BALTIMORE – Yordano Ventura emerged from the dugout, jogged through the rain and bluster and entered the eighth inning for the first time as a Royal. He waded into unfamiliar territory on Friday night, undaunted by both the elements and the sluggers in Baltimore’s lineup, en route to a 5-0 victory.
In his finest start in the majors, Ventura struck out a career-high eight batters during eight scoreless frames. He tossed 113, the most in his seven-start career, surpassing his previous benchmark of 101.
In the final inning, the only drama occurred when Ventura yielded a two-out single to Orioles catcher Matt Wieters. “One more,” manager Ned Yost mouthed from the dugout to his 22-year-old phenom. “And that’s it.”
Ventura responded with aplomb. He grounded out shortstop JJ Hardy with a curveball.
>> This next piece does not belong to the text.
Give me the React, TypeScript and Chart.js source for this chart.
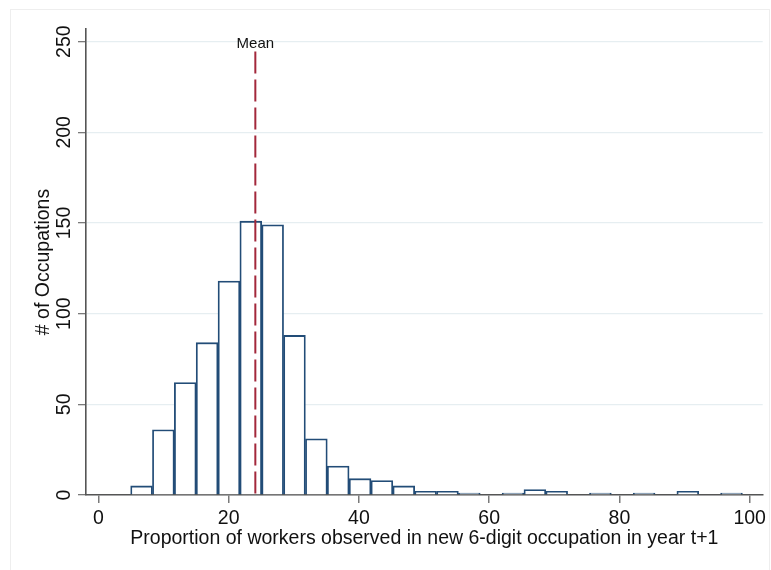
import React, { useEffect, useRef } from "react";
import { Chart, registerables } from "chart.js";

Chart.register(...registerables);

// Histogram bins: midpoint of each bin (percent of workers) and the number of occupations in it
const binMidpoints = [
  6.63, 9.98, 13.34, 16.69, 20.05, 23.4, 26.76, 30.11, 33.47, 36.82,
  40.18, 43.53, 46.89, 50.24, 53.6, 56.95, 60.31, 63.66, 67.02, 70.37,
  73.73, 77.08, 80.44, 83.79, 87.15, 90.5, 93.86, 97.21,
];
const occupationCounts = [
  5, 36, 62, 84, 118, 151, 149, 88, 31, 16,
  9, 8, 5, 2, 2, 1, 0, 1, 3, 2,
  0, 1, 0, 1, 0, 2, 0, 1,
];

const xTickValues = [0, 20, 40, 60, 80, 100];
const yTickValues = [0, 50, 100, 150, 200, 250];

const meanShare = 24.1;
const meanLineTop = 244.6;
const meanLabelLevel = 250;
const meanLabel = "Mean";

const xAxisTitle = "Proportion of workers observed in new 6-digit occupation in year t+1";
const yAxisTitle = "# of Occupations";

const FONT = "'Liberation Sans', Arial, Helvetica, sans-serif";
const TEXT = "#111111";

export default function App() {
  const canvasRef = useRef<HTMLCanvasElement | null>(null);

  useEffect(() => {
    const canvas = canvasRef.current;
    if (!canvas) return;

    // white page with a faint outer frame
    const frame = {
      id: "frame",
      beforeDraw(chart: any) {
        const { ctx, width, height } = chart;
        ctx.save();
        ctx.fillStyle = "#ffffff";
        ctx.fillRect(0, 0, width, height);
        ctx.strokeStyle = "#eeeeee";
        ctx.lineWidth = 1;
        ctx.strokeRect(10.5, 9.5, width - 12, height + 20);
        ctx.restore();
      },
    };

    // vertical value labels on the y axis
    const yLabels = {
      id: "yLabels",
      afterDraw(chart: any) {
        const { ctx } = chart;
        const ys = chart.scales.y;
        ctx.save();
        ctx.font = `19.5px ${FONT}`;
        ctx.fillStyle = TEXT;
        ctx.textAlign = "center";
        ctx.textBaseline = "middle";
        for (const t of ys.ticks) {
          const py = ys.getPixelForValue(t.value);
          ctx.save();
          ctx.translate(64.5, py);
          ctx.rotate(-Math.PI / 2);
          ctx.fillText(String(t.value), 0, 0);
          ctx.restore();
        }
        ctx.restore();
      },
    };

    // dashed mean line with its label
    const meanMarker = {
      id: "meanMarker",
      afterDatasetsDraw(chart: any) {
        const { ctx } = chart;
        const xs = chart.scales.x;
        const ys = chart.scales.y;
        const px = xs.getPixelForValue(meanShare);
        ctx.save();
        ctx.strokeStyle = "#a3283b";
        ctx.lineWidth = 2;
        ctx.setLineDash([22, 6]);
        ctx.beginPath();
        ctx.moveTo(px, ys.getPixelForValue(meanLineTop));
        ctx.lineTo(px, ys.getPixelForValue(0));
        ctx.stroke();
        ctx.setLineDash([]);
        ctx.font = `15px ${FONT}`;
        ctx.fillStyle = TEXT;
        ctx.textAlign = "center";
        ctx.textBaseline = "alphabetic";
        ctx.fillText(meanLabel, px, ys.getPixelForValue(meanLabelLevel) + 6.5);
        ctx.restore();
      },
    };

    const chart = new Chart(canvas, {
      type: "bar",
      data: {
        datasets: [
          {
            data: binMidpoints.map((x, i) => ({ x, y: occupationCounts[i] })),
            backgroundColor: "#ffffff",
            borderColor: "#224c77",
            borderWidth: 1.8,
            borderSkipped: "start",
            barPercentage: 1,
            categoryPercentage: 1,
          },
        ],
      },
      options: {
        responsive: false,
        animation: false,
        layout: { padding: { top: 29, right: 8.3, bottom: 0, left: 0 } },
        plugins: {
          legend: { display: false },
          tooltip: { enabled: false },
        },
        scales: {
          x: {
            type: "linear",
            min: -1.9,
            max: 102,
            offset: false,
            afterBuildTicks: (s: any) => {
              s.ticks = xTickValues.map((v) => ({ value: v }));
            },
            afterFit: (s: any) => {
              s.height = 75;
            },
            grid: {
              display: true,
              offset: false,
              drawOnChartArea: false,
              drawTicks: true,
              tickLength: 8,
              tickColor: "#7a7a7a",
              lineWidth: 1.5,
            },
            border: { display: true, color: "#555555", width: 1.6 },
            ticks: {
              autoSkip: false,
              maxRotation: 0,
              padding: 3.5,
              color: TEXT,
              font: { family: FONT, size: 19.5 },
            },
            title: {
              display: true,
              text: xAxisTitle,
              color: TEXT,
              font: { family: FONT, size: 19.5 },
              padding: { top: 0, bottom: 20 },
            },
          },
          y: {
            min: 0,
            max: 257,
            afterBuildTicks: (s: any) => {
              s.ticks = yTickValues.map((v) => ({ value: v }));
            },
            afterFit: (s: any) => {
              s.width = 86;
            },
            grid: {
              color: "#e6eef1",
              lineWidth: 1.3,
              drawTicks: true,
              tickLength: 8,
              tickColor: "#7a7a7a",
            },
            border: { display: true, color: "#555555", width: 1.6 },
            ticks: { display: false },
            title: {
              display: true,
              text: yAxisTitle,
              color: TEXT,
              font: { family: FONT, size: 19.5 },
              padding: { top: 32.3, bottom: 0 },
            },
          },
        },
      },
      plugins: [frame, meanMarker, yLabels],
    } as any);

    return () => {
      chart.destroy();
    };
  }, []);

  return (
    <div style={{ position: "absolute", left: 0, top: 0, width: 771, height: 570, background: "#ffffff" }}>
      <canvas ref={canvasRef} width={771} height={570} style={{ display: "block" }} />
    </div>
  );
}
Ventura pounded his fist into his glove and returned to the safety of the dugout.
A late-April storm delayed the game for 55 minutes. About 90 minutes into the evening, the rains returned. Still, the Royals (11-11) posted their magic number – they are now 11-0 when scoring four runs – plenty of room for Ventura to breathe.
The Royals came to Camden Yards still stinging from one of their most pitiable offensive performances of the season. On Thursday afternoon at Progressive Field, Indians starter Corey Kluber orchestrated the first complete game of his career, a one-run, 11-strikeout pummeling. A day later, Yost tipped his cap to Kluber and shrugged off his team’s ongoing offensive malaise.
“Even when it’s going good, you’re always going to be complaining about the offense,” Yost said. “It’s just the way it is. If you score five, and win, 5-2, you think you should have scored 10.”
The Royals lived that axiom in the first inning against Ubaldo Jimenez. They played two runs on a walk and three singles. Omar Infante jostled the offense to life with a one-out walk. Eric Hosmer followed him with a single. Billy Butler won a eight-pitch battle with an RBI liner to right, and Alex Gordon stroked a run-scoring hit of his own.
Jimenez leaned into the ropes. His guests could not flatten him. Salvador Perez and Mike Moustakas traded groundouts to let Jimenez wiggle free.
The team’s failings were just as acute in the second. Alcides Escobar led off with a single, stole second base and took third on a throwing error by catcher Matt Wieters. There Escobar would remain. Jarrod Dyson struck out, Nori Aoki did likewise and Infante flied out.
Aoki’s punchout was the most disturbing. His greatest asset as a hitter is his ability to make contact. In 155 games with Milwaukee last season, he struck out 40 times. He has already fanned 16 times in 21 games as a Royal – trailing only Butler for the team lead. Aoki atoned with an RBI single in the seventh.
Through the middle innings, the lineup went frigid in the chilly rain. Jimenez found his rhythm, and the Royals did not collect another hit until Jarrod Dyson laid down a seventh-inning bunt single. But Ventura stayed steady.
He worked with traffic on the bases all evening. He plunked Nelson Cruz with a 98-mph fastball in the first, and yielded a pair of singles to start the second. There was a leadoff single in the third, a walk and a single in the fourth, another leadoff single in the fifth.
And still the Orioles could not crack Ventura. He possessed touch with his changeup and curveball, a quality he lacked in his last outing, a four-run stumble against Minnesota. His fastball remains world-class.
The variety of his strikeouts tells the story. Ventura pumped a 98-mph fastball past Chris Davis in the first. He froze Cruz with a third-inning changeup. Former Royal David Lough fanned twice on curves, as did Adam Jones in the sixth.
The lineup came through with another two-run rally in the seventh. Ventura had a four-run advantage to protect. He would not disappoint.